INSTRUCTION:
In the records below, reproduce exactly the lines from the one containing "Write a Python" through the one containing "title = 'ポンド円 日足 [01/23 17:09]'", both included, and omit the pictures.

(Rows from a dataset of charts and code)
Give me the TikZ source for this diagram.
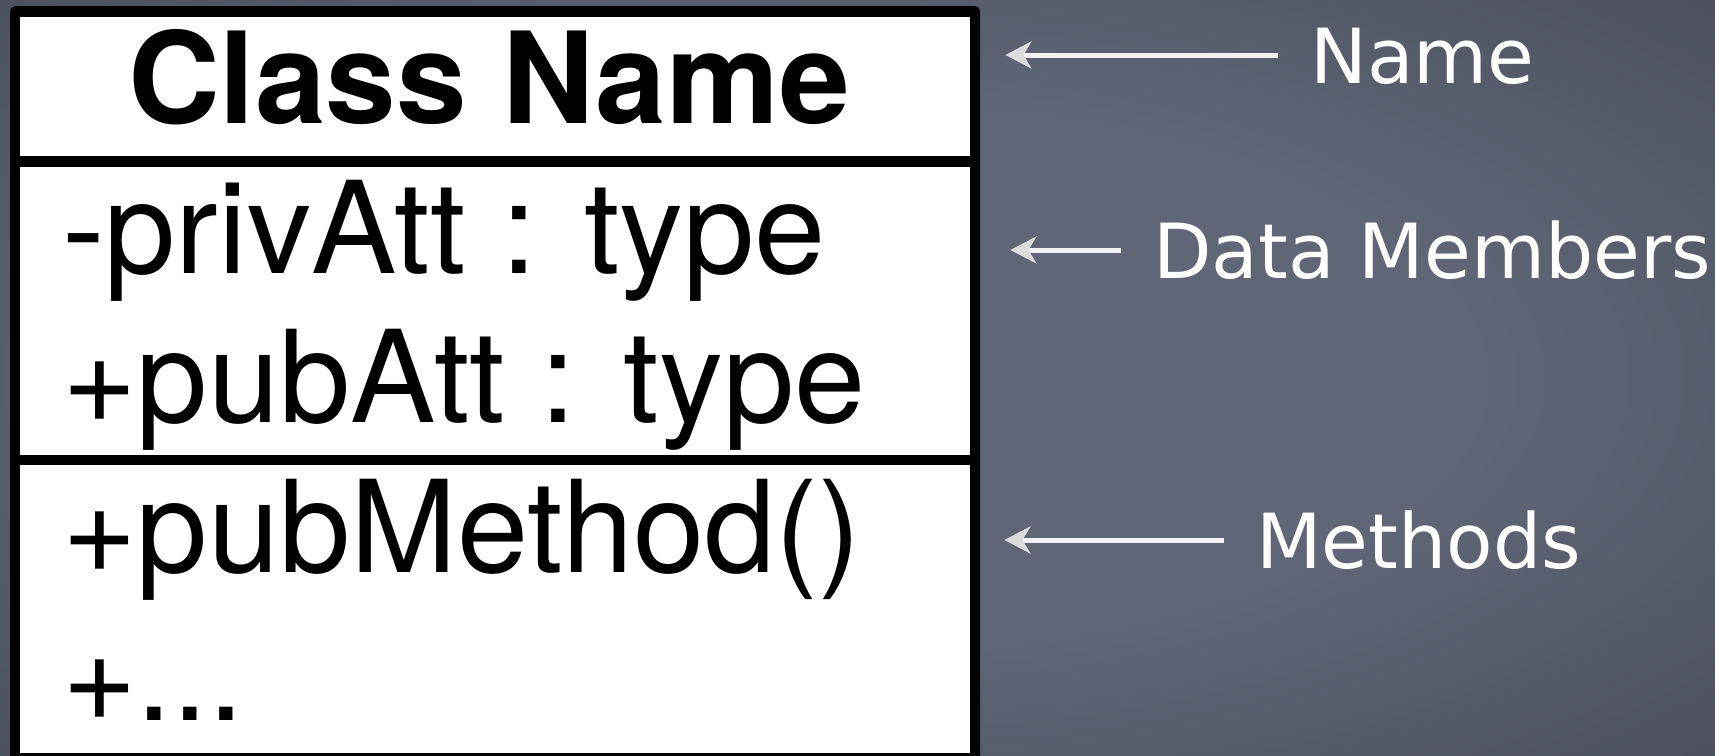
\documentclass[tikz,border=0pt]{standalone}
\usepackage{fontspec}
\setmainfont{TeX Gyre Heros}
\newfontfamily\chalkfont{DejaVu Sans}
\usetikzlibrary{arrows.meta}
\definecolor{bgin}{HTML}{606676}
\definecolor{bgout}{HTML}{474B57}
\definecolor{arrowline}{HTML}{F2F2F2}
\definecolor{arrowtip}{HTML}{DCDCDC}
\pgfdeclareradialshading{vignette}{\pgfpoint{0bp}{0bp}}{color(0bp)=(bgin); color(18bp)=(bgin); color(40bp)=(bgout); color(50bp)=(bgout)}
\tikzset{
  outerbox/.style={fill=black, rounded corners=5pt, inner sep=0pt, minimum width=970pt, minimum height=764pt, anchor=north west},
  comp/.style={fill=white, inner sep=0pt, minimum width=950pt, anchor=north west},
  classtitle/.style={font=\bfseries\fontsize{127pt}{150pt}\selectfont, inner sep=0pt, anchor=base},
  member/.style={font=\fontsize{128pt}{150pt}\selectfont, inner sep=0pt, anchor=base west},
  chalklabel/.style={font=\chalkfont\fontsize{76pt}{90pt}\selectfont, text=white, inner sep=0pt, text height=56pt, text depth=0pt, anchor=west},
  pointer/.style={draw=arrowline, line width=5pt, -{Stealth[length=26pt, width=27pt, inset=8pt, color=arrowtip]}, shorten <=32pt}
}
\begin{document}
\begin{tikzpicture}[x=1pt, y=-1pt]
\useasboundingbox (0,0) rectangle (1715,755);
\shade[shading=vignette] (0,0) rectangle (1715,755);

% class box
\node[outerbox] (box) at (10,6) {};
\node[comp, minimum height=139pt] (cname) at (20,17) {};
\node[comp, minimum height=288pt] (cattr) at (20,167) {};
\node[comp, minimum height=288pt] (cmeth) at (20,465) {};

% texts in the box
\node[classtitle] (title) at (489,123) {Class Name};
\node[member] (priv) at (62,273) {-privAtt : type};
\node[member] (pub) at (62,422) {+pubAtt : type};
\node[member] (meth) at (62,572) {+pubMethod()};
\node[member] (more) at (62,720) {+...};

% labels
\node[chalklabel] (lname) at (1310,55) {Name};
\node[chalklabel] (ldata) at (1153,250) {Data Members};
\node[chalklabel] (lmeth) at (1256,540) {Methods};

% pointers
\draw[pointer, shorten >=25pt] (lname.west) -- (lname.west -| box.east);
\draw[pointer, shorten >=30pt] (ldata.west) -- (ldata.west -| box.east);
\draw[pointer, shorten >=24pt] (lmeth.west) -- (lmeth.west -| box.east);
\end{tikzpicture}
\end{document}
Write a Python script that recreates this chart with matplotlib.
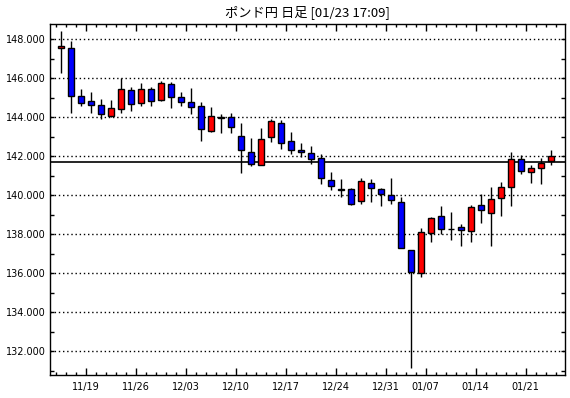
import matplotlib
matplotlib.use('Agg')
import matplotlib.pyplot as plt
from matplotlib.ticker import FixedLocator, MultipleLocator, FuncFormatter

title = 'ポンド円 日足 [01/23 17:09]'

dates = ['11/14', '11/15', '11/16', '11/19', '11/20', '11/21', '11/22', '11/23',
         '11/26', '11/27', '11/28', '11/29', '11/30', '12/03', '12/04', '12/05',
         '12/06', '12/07', '12/10', '12/11', '12/12', '12/13', '12/14', '12/17',
         '12/18', '12/19', '12/20', '12/21', '12/24', '12/25', '12/26', '12/27',
         '12/28', '12/31', '01/02', '01/03', '01/04', '01/07', '01/08', '01/09',
         '01/10', '01/11', '01/14', '01/15', '01/16', '01/17', '01/18', '01/21',
         '01/22', '01/23']

opens = [147.55, 147.54, 145.09, 144.82, 144.62, 144.08, 144.41, 145.38, 144.72, 145.44,
         144.89, 145.69, 145.03, 144.77, 144.58, 143.31, 144.00, 144.00, 143.04, 142.21,
         141.54, 142.97, 143.69, 142.77, 142.32, 142.15, 141.90, 140.77, 140.31, 140.31,
         139.71, 140.65, 140.31, 140.00, 139.64, 137.18, 136.00, 138.05, 138.92, 138.27,
         138.36, 138.15, 139.49, 139.08, 139.85, 140.44, 141.85, 141.21, 141.38, 141.74]
highs = [148.42, 147.91, 145.45, 145.30, 144.94, 144.89, 146.00, 145.57, 145.77, 145.57,
         145.88, 145.83, 145.30, 145.49, 144.80, 144.51, 144.17, 144.20, 143.69, 142.95,
         143.45, 143.91, 143.86, 143.26, 142.67, 142.53, 142.10, 141.19, 140.82, 140.36,
         140.87, 140.82, 140.39, 140.89, 139.90, 137.18, 138.31, 138.87, 139.45, 139.16,
         138.53, 139.50, 140.07, 140.41, 140.67, 142.21, 142.07, 141.55, 141.90, 142.32]
lows = [146.29, 144.24, 144.59, 144.24, 143.91, 144.00, 144.24, 144.34, 144.59, 144.59,
        144.84, 144.49, 144.59, 144.15, 142.80, 143.26, 143.21, 143.21, 141.16, 141.49,
        141.54, 142.72, 142.36, 142.13, 141.95, 141.61, 140.56, 140.27, 139.93, 139.50,
        139.54, 139.67, 139.47, 139.54, 137.28, 131.12, 135.79, 137.59, 138.00, 137.71,
        137.40, 137.62, 138.59, 137.37, 138.94, 139.47, 141.08, 140.65, 140.58, 141.55]
closes = [147.65, 145.11, 144.75, 144.62, 144.15, 144.46, 145.44, 144.67, 145.44, 144.84,
          145.74, 145.03, 144.77, 144.54, 143.38, 144.08, 143.97, 143.49, 142.31, 141.59,
          142.87, 143.79, 142.67, 142.31, 142.22, 141.86, 140.87, 140.49, 140.28, 139.54,
          140.73, 140.36, 140.05, 139.74, 137.28, 136.05, 138.10, 138.82, 138.26, 138.25,
          138.24, 139.38, 139.23, 139.79, 140.44, 141.85, 141.26, 141.38, 141.67, 142.00]

week_labels = ['11/19', '11/26', '12/03', '12/10', '12/17', '12/24', '12/31',
               '01/07', '01/14', '01/21']
ref_level = 141.69

W, H = 570, 398
fig = plt.figure(figsize=(W / 100, H / 100), dpi=100)
ax = fig.add_axes([49.5 / W, 1 - 375 / H, 515 / W, 351 / H])

xs = list(range(len(dates)))
# wicks
ax.vlines(xs, lows, highs, color='black', lw=1.0, zorder=3)
# bodies
for x, o, c in zip(xs, opens, closes):
    col = '#FF0000' if c >= o else '#0000FF'
    bottom = min(o, c)
    height = max(abs(c - o), 0.02)
    ax.bar(x, height, bottom=bottom, width=0.64, color=col,
           edgecolor='black', linewidth=1.0, zorder=4)

ax.axhline(ref_level, color='black', lw=1.2, zorder=2)

ax.set_xlim(-1.12, 50.38)
ax.set_ylim(130.78, 148.78)

# y axis
ax.yaxis.set_major_locator(MultipleLocator(2))
ax.yaxis.set_minor_locator(MultipleLocator(1))
ax.yaxis.set_major_formatter(FuncFormatter(lambda v, p: f'{v:.3f}'))
ax.yaxis.grid(True, which='major', linestyle=(0, (1, 2)), color='black', lw=1.0)
ax.set_axisbelow(True)

# x axis
major_pos = [dates.index(d) - 0.5 for d in week_labels]
minor_pos = [i - 0.5 for i in range(len(dates) + 1)]
ax.set_xticks(major_pos)
ax.set_xticklabels(week_labels)
ax.xaxis.set_minor_locator(FixedLocator(minor_pos))

ax.tick_params(axis='both', which='both', direction='in', top=True, right=True,
               colors='black', labelsize=7, width=1)
ax.tick_params(axis='x', which='major', length=5, pad=5)
ax.tick_params(axis='x', which='minor', length=2.5)
ax.tick_params(axis='y', which='major', length=3, pad=3)
ax.tick_params(axis='y', which='minor', length=3)

for s in ax.spines.values():
    s.set_color('black')
    s.set_linewidth(1.0)

fig.text((49.5 + 564.5) / 2 / W, 1 - 12 / H, title, ha='center', va='center',
         fontsize=9.5, family=['Noto Sans CJK JP', 'DejaVu Sans'])

fig.savefig('out.png', dpi=100, facecolor='white')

ANSWER FOR THE TASK:
Write a Python script that recreates this chart with matplotlib.
import matplotlib
matplotlib.use('Agg')
import matplotlib.pyplot as plt
from matplotlib.ticker import FixedLocator, MultipleLocator, FuncFormatter

title = 'ポンド円 日足 [01/23 17:09]'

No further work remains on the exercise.